Tomorrow's the BIG day
I can't think of a precedent for what's going to happen tomorrow. Tomorrow we shall learn whether the male remains found at the former Greyfriar's Priory site in Leicester are those of the late King Richard III. For all those interested in the Wars of the Roses and for those with an interest in King Richard in particular it is an understatement to say it's going to be an interesting day! Regardless of whether the remains are those of this controversial king, it's a great day for archaeology, highlighting the use of modern methods and techniques not only for identification purposes, but also for the reconstruction of the facial features of the deceased. Although the techniques are now much improved I can remember being excited about a BBC television series which began in 1998 presented by Julian Richards, which sought to 'Meet the Ancestors' using facial reconstruction and I notice the Leicester team are employing the services of Dr Caroline Wilkinson a CRFP registered facial anthropologist/forensic artist who worked on the series in their reconstruction of 'Richard'. I was always fascinated by her work of 'bringing the dead to life' and as a writer of Historical Fiction set in the Wars of the Roses this time I am doubly so!
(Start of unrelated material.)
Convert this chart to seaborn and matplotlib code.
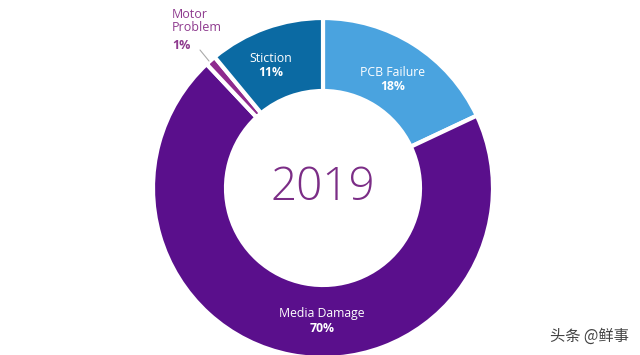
import seaborn as sns
import matplotlib.pyplot as plt

# slice data, clockwise from 12 o'clock
causes = ['PCB Failure', 'Media Damage', 'Motor Problem', 'Stiction']
shares = [18, 70, 1, 11]
colors = ['#4aa3df', '#5a0f8c', '#8e2a8e', '#0b6aa3']
year = '2019'

sns.set_theme(style='white')
plt.rcParams['font.family'] = ['Open Sans', 'DejaVu Sans']

fig = plt.figure(figsize=(6.4, 3.55), dpi=100)
ax = fig.add_axes([0, 0, 1, 1])

# donut
ax.pie(shares, colors=colors, startangle=90, counterclock=False,
       center=(323, 167), radius=170,
       wedgeprops=dict(width=73, edgecolor='white', linewidth=3))

# pie() resets the limits, so set them afterwards
ax.set_xlim(0, 640)
ax.set_ylim(0, 355)
ax.set_aspect('equal')
ax.axis('off')

ax.text(323, 167, year, ha='center', va='center', fontsize=33,
        color='#7b2d86', fontweight='light')

# in-slice labels
label_style = dict(ha='center', va='center', color='white', linespacing=1.15)
for name, pct, x, y in [('PCB Failure', 18, 393, 276),
                        ('Stiction', 11, 271, 290),
                        ('Media Damage', 70, 322, 34)]:
    ax.text(x, y + 7, name, fontsize=8.8, **label_style)
    ax.text(x, y - 8, f'{pct}%', fontsize=8.8, fontweight='bold', **label_style)

# outside label for the thin slice
ax.text(172, 347, 'Motor\nProblem', ha='left', va='top', fontsize=9,
        color='#8e3a8e', linespacing=1.0)
ax.text(172, 316, '1%', ha='left', va='top', fontsize=9,
        fontweight='bold', color='#8e3a8e')
ax.plot([200, 209], [305, 294], color='#aaaaaa', lw=0.8)

# watermark
ax.text(629, 19, '头条 @鲜事', ha='right', va='center', fontsize=11,
        color='#444444', family=['Noto Sans CJK SC', 'DejaVu Sans'])

fig.savefig('out.png', dpi=100)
My current WIP is set in 1470, and Richard features only slightly, in a supporting role to his brother Edward IV as he is exiled and then tries to reclaim his crown from the Earl of Warwick acting for Henry VI, but Richard will feature much more strongly in the follow-up to that and to have one of Caroline's reconstructions would be awesome! Not only will we know what his face was like we should also learn more about any illnesses he may have had as well as his build and stature and more insight into how he died at Bosworth and whether any injuries were inflicted post mortem as was reported in the chronicles of the time. All wonderful stuff for an author about to start a novel covering those events and featuring the 'much-maligned king'!